◆ **What is needed**
Can you copy out the data exactly? Leave the images out.

◆ **Raw data**

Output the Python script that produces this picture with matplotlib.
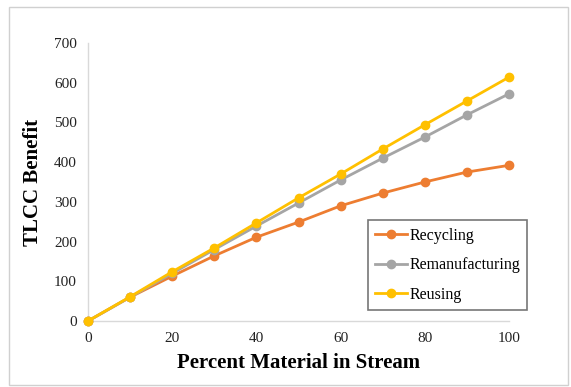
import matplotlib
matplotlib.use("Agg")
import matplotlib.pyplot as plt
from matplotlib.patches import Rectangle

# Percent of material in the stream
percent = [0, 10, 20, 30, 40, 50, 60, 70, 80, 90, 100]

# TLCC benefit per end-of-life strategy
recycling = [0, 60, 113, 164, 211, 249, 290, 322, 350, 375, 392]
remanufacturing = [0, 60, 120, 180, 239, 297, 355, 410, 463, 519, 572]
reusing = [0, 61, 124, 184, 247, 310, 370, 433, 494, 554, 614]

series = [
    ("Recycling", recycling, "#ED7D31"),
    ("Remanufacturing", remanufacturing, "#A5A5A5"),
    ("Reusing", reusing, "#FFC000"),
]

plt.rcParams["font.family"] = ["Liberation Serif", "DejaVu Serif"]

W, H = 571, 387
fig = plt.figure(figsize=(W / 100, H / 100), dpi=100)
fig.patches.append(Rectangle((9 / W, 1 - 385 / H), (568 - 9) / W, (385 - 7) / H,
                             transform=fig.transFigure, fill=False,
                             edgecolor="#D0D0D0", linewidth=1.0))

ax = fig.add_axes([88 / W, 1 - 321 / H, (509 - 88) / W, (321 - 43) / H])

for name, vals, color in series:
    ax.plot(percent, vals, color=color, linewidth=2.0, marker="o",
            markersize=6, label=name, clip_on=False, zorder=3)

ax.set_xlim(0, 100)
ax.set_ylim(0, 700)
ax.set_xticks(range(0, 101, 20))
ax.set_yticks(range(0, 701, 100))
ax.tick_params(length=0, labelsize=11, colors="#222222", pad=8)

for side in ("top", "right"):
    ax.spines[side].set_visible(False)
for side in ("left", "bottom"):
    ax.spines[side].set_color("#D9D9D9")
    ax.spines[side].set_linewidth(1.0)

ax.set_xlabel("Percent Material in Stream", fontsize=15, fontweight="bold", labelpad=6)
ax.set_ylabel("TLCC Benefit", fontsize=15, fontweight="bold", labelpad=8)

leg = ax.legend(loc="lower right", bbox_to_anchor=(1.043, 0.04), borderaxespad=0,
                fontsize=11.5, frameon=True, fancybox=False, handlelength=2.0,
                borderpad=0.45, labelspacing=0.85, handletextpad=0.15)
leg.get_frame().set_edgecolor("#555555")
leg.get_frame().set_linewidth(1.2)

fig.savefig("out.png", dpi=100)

◆ **Task response**
Output the Python script that produces this picture with matplotlib.
import matplotlib
matplotlib.use("Agg")
import matplotlib.pyplot as plt
from matplotlib.patches import Rectangle

# Percent of material in the stream
percent = [0, 10, 20, 30, 40, 50, 60, 70, 80, 90, 100]

# TLCC benefit per end-of-life strategy
recycling = [0, 60, 113, 164, 211, 249, 290, 322, 350, 375, 392]
remanufacturing = [0, 60, 120, 180, 239, 297, 355, 410, 463, 519, 572]
reusing = [0, 61, 124, 184, 247, 310, 370, 433, 494, 554, 614]

series = [
    ("Recycling", recycling, "#ED7D31"),
    ("Remanufacturing", remanufacturing, "#A5A5A5"),
    ("Reusing", reusing, "#FFC000"),
]

plt.rcParams["font.family"] = ["Liberation Serif", "DejaVu Serif"]

W, H = 571, 387
fig = plt.figure(figsize=(W / 100, H / 100), dpi=100)
fig.patches.append(Rectangle((9 / W, 1 - 385 / H), (568 - 9) / W, (385 - 7) / H,
                             transform=fig.transFigure, fill=False,
                             edgecolor="#D0D0D0", linewidth=1.0))

ax = fig.add_axes([88 / W, 1 - 321 / H, (509 - 88) / W, (321 - 43) / H])

for name, vals, color in series:
    ax.plot(percent, vals, color=color, linewidth=2.0, marker="o",
            markersize=6, label=name, clip_on=False, zorder=3)

ax.set_xlim(0, 100)
ax.set_ylim(0, 700)
ax.set_xticks(range(0, 101, 20))
ax.set_yticks(range(0, 701, 100))
ax.tick_params(length=0, labelsize=11, colors="#222222", pad=8)

for side in ("top", "right"):
    ax.spines[side].set_visible(False)
for side in ("left", "bottom"):
    ax.spines[side].set_color("#D9D9D9")
    ax.spines[side].set_linewidth(1.0)

ax.set_xlabel("Percent Material in Stream", fontsize=15, fontweight="bold", labelpad=6)
ax.set_ylabel("TLCC Benefit", fontsize=15, fontweight="bold", labelpad=8)

leg = ax.legend(loc="lower right", bbox_to_anchor=(1.043, 0.04), borderaxespad=0,
                fontsize=11.5, frameon=True, fancybox=False, handlelength=2.0,
                borderpad=0.45, labelspacing=0.85, handletextpad=0.15)
leg.get_frame().set_edgecolor("#555555")
leg.get_frame().set_linewidth(1.2)

fig.savefig("out.png", dpi=100)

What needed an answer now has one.